Ahora que estamos ante la siniestra amenaza de un Frente Popular como en el 36, que se producirá cuando Sánchez y las mesnadas separatistas y comunistas den un golpe de Estado bajo la forma de una moción de censura para acabar con la derecha -obsesión patológica de la España roja-, violentando todos los principios democráticos; cuando comprendamos que ya nadie vendrá a salvar a España de la destrucción a la que nos conducirá el matonismo golpista de las izquierdas, ¿qué haremos?: ¿seguir escondiendo la cabeza bajo la arena, refugiados en nuestros apriscos y chiringuitos como mansos corderillos, passando de todo? ¿O bajaremos gallardamente al barro, nos echaremos valerosamente al monte, aceptando el desafío total, pintando en nuestros rostros las pinturas de guerra con la enseña patria?

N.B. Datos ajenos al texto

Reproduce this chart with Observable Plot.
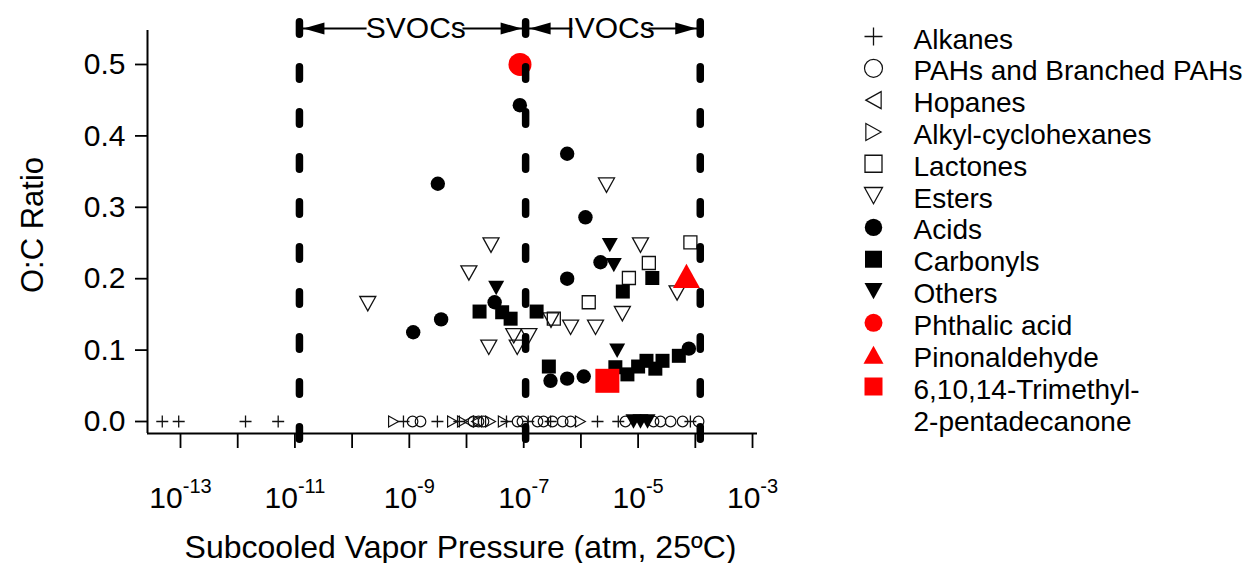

Ya lo dijo Churchill: «Cada pueblo tiene el gobierno que se merece». Así que, ¿qué podríamos esperar del país de los alcornoques y los corderos?

No sé si somos un país con mala suerte, debido a que las fuerzas de las tinieblas nos han elegido para sus experimentos destructores, pero el caso es que, si todos los récords tienen algo de maravilla, España ha sufrido un proceso de degradación y corrosión único en la historia, pues de ser el «País de las maravillas», nos hemos convertido en el «Patio maravillas»

Y aún hay más, porque la imagen actual de España es idílica y arcádica: un rebaño de borregos pastando entre alcornoques. O sea: el «cortijo de George Soros»… y la «dehesa de los Guinness».